A 66-year-old male who previously underwent a lumbar discectomy presents with chronic low back pain without radiculopathy. He has no lower extremity symptoms. He denies any bowel or bladder symptoms. Physical examination reveals no neurological abnormalities but lumbar spine range of motion is restricted by pain. He complains of low back pain upon palpation at approximately L3, L4, and L5 bilateral paraspinal muscles. Plain film radiographs of the lumbar spine demonstrated degenerative disc disease and spondylosis at multiple levels. Lumbar spine MRI demonstrates multilevel disc bulges and mild multilevel facet hypertrophy. Despite treatment with physical therapy, nonsteroidal anti-inflammatory medications, opiate therapy, facet joint steroid injections, and epidural steroid injections, no improvement in pain or function was obtained. Due to the patient's failure with conservative treatments and his persistent complaints of diffuse low back pain, a trial of peripheral field stimulation is indicated to attempt to relieve patient's pain and improve function.

Description of Procedure (0282T)

Prior to sedation, the area of pain is carefully outlined and patient receives preoperative intravenous antibiotics. Under sterile conditions, with minimal sedation and appropriate monitoring, a needle is placed subcutaneously, using a small amount of lidocaine at the insertion point. Subcutaneous electrode leads are placed centrally in the area of greatest pain. On-the-table stimulation ensures the correct depth of the leads and adequate stimulation over the area of pain. The leads are then sutured to the skin and dressing is applied. Average trial duration is five to seven days.
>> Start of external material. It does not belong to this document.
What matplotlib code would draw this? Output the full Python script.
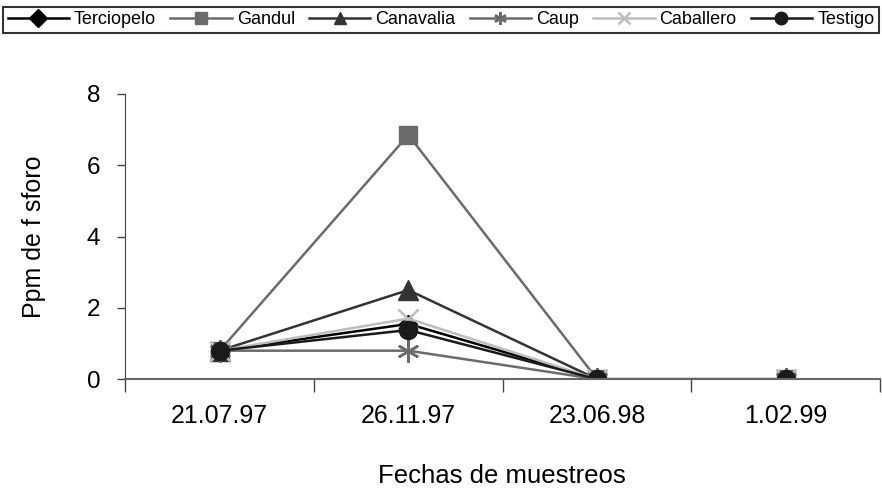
import matplotlib.pyplot as plt
from matplotlib.ticker import FixedLocator, NullFormatter

plt.rcParams['font.family'] = ['Liberation Sans', 'DejaVu Sans']

fechas = ['21.07.97', '26.11.97', '23.06.98', '1.02.99']
terciopelo = [0.8, 1.55, 0.0, 0.0]
gandul = [0.8, 6.85, 0.0, 0.0]
canavalia = [0.8, 2.5, 0.0, 0.0]
caup = [0.8, 0.8, 0.0, 0.0]
caballero = [0.8, 1.7, 0.0, 0.0]
testigo = [0.8, 1.38, 0.0, 0.0]

series = [
    ('Terciopelo', terciopelo, '#000000', 'D', 9),
    ('Gandul', gandul, '#6b6b6b', 's', 13),
    ('Canavalia', canavalia, '#333333', '^', 14),
    ('Caup', caup, '#6b6b6b', (6, 2, 0), 16),
    ('Caballero', caballero, '#bdbdbd', 'x', 14),
    ('Testigo', testigo, '#1a1a1a', 'o', 13),
]

fig = plt.figure(figsize=(8.82, 4.97), dpi=100)
ax = fig.add_axes([0.142, 0.237, 0.856, 0.574])

x = list(range(len(fechas)))
for name, vals, col, mk, ms in series:
    ax.plot(x, vals, color=col, marker=mk, markersize=ms, linewidth=1.8,
            markeredgewidth=1.8 if mk in ('x', (6, 2, 0)) else 1,
            markeredgecolor=col, markerfacecolor=col, label=name)

ax.set_xlim(-0.5, len(fechas) - 0.5)
ax.set_ylim(0, 8)
ax.set_yticks([0, 2, 4, 6, 8])
ax.set_xticks(x)
ax.set_xticklabels(fechas)
ax.xaxis.set_minor_locator(FixedLocator([i - 0.5 for i in range(len(fechas) + 1)]))
ax.xaxis.set_minor_formatter(NullFormatter())
ax.tick_params(axis='x', which='major', length=0, pad=18, labelsize=18)
ax.tick_params(axis='x', which='minor', length=9, width=1, color='#444444', direction='out')
ax.tick_params(axis='y', length=6, width=1, labelsize=17.5, pad=12, color='#444444')
ax.spines['top'].set_visible(False)
ax.spines['right'].set_visible(False)
ax.spines['left'].set_color('#444444')
ax.spines['bottom'].set_color('#666666')
ax.spines['bottom'].set_linewidth(1.5)
ax.set_ylabel('Ppm de f sforo', fontsize=18)
ax.yaxis.set_label_coords(-0.105, 0.5)
fig.text(0.569, 0.028, 'Fechas de muestreos', fontsize=18.5, ha='center', va='baseline')

leg = fig.legend(loc='upper center', bbox_to_anchor=(0.5, 0.986), ncol=6,
                 fontsize=13, frameon=True, fancybox=False, handlelength=3.4,
                 handletextpad=0.28, columnspacing=0.78, borderpad=0.25,
                 borderaxespad=0.0)
leg.get_frame().set_edgecolor('black')
leg.get_frame().set_linewidth(1.5)
for h in leg.legend_handles:
    h.set_markersize(9)

fig.savefig('out.png', dpi=100)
Clinical ExampleClinical Example (0283T)

A 66-year-old male who previously underwent lumbar discectomy presents with chronic low back pain without radiculopathy. He has no lower extremity symptoms. He denies any bowel or bladder symptoms. Physical examination reveals no neurological abnormalities but lumbar spine range of motion is restricted by pain. He complains of low back pain upon palpation at approximately L3, L4, and L5 bilateral paraspinal muscles. Plain film radiographs of the lumbar spine demonstrated degenerative disc disease and spondylosis at multiple levels. Lumbar spine MRI demonstrates multilevel disc bulges and mild multilevel facet hypertrophy. Despite treatment with physical therapy, nonsteroidal anti-inflammatory medications, opiate therapy, facet joint steroid injections, and epidural steroid injections, no improvement in pain or function was obtained. Due to the patient's failure with conservative treatments and his persistent complaints of diffuse low back pain, he had undergone a trial of peripheral field stimulation and received significant relief during the trial. Permanent placement of a peripheral field stimulator is indicated.

Description of Procedure (0283T)

Prior to sedation, the area of pain is carefully outlined and patient receives preoperative intravenous antibiotics. Under sterile conditions, with minimal sedation and appropriate monitoring, a needle is placed subcutaneously, using a small amount of lidocaine at the insertion point. Subcutaneous electrode leads are placed centrally in the area of greatest pain and in the same region as the trial electrode leads had been placed. On-the-table stimulation ensures the correct depth of the leads and adequate stimulation over the area of pain. The leads are then sutured to the fascia. The pulse generator or receiver is then implanted by a separate incision by establishing a subcutaneous pocket. The electrode array is tested to verify proper connection and the device is programmed to begin stimulation. The wound is closed and dressing is applied.

Clinical ExampleClinical Example (0284T)

A 66-year-old male presents with an implanted peripheral field stimulator for pain control, which initially provided good coverage and control of pain in the affected area. Over time, the stimulator no longer provided coverage to the affected area and removal of the electrode array and generator is indicated.

Description of Procedure (0284T)

Prior to sedation, the area of pain is carefully outlined and patient receives preoperative intravenous antibiotics. Under sterile conditions, with minimal sedation and appropriate monitoring, the old skin incision of the generator is reopened and the wound checked for hemostasis. The old generator is dissected out of its subcutaneous pocket and delivered onto a sterile towel. The lead terminals are carefully disconnected from the expired generator. The subcutaneous pocket is then irrigated and closed. Dressing is applied. The anchoring site of the previous stimulator lead is localized and the overlying soft tissue structures are anesthetized. An incision is made to expose the leads. The lead is cut at the site and removed via gentle traction. The incision is closed and dressing is applied.

Clinical ExampleClinical Example (0285T)

A 66-year-old male has undergone implantation of a peripheral field stimulator for pain control of his low back pain. Analysis and programming of the pulse generator to correctly address the region of his pain is indicated.

Description of Procedure (0285T)

Electronic analysis and programming of an implanted permanent single array electrode system and subcutaneous generator/transmitter is performed. The physician tests a limited combination of the implant parameters while assessing the degree of symptom and side effect improvement or worsening after each programming change.


----------



## dwaldman (Feb 20, 2014)

Sorry I meant it does not appear a specific nerve is being targeted a field or area of pain.


----------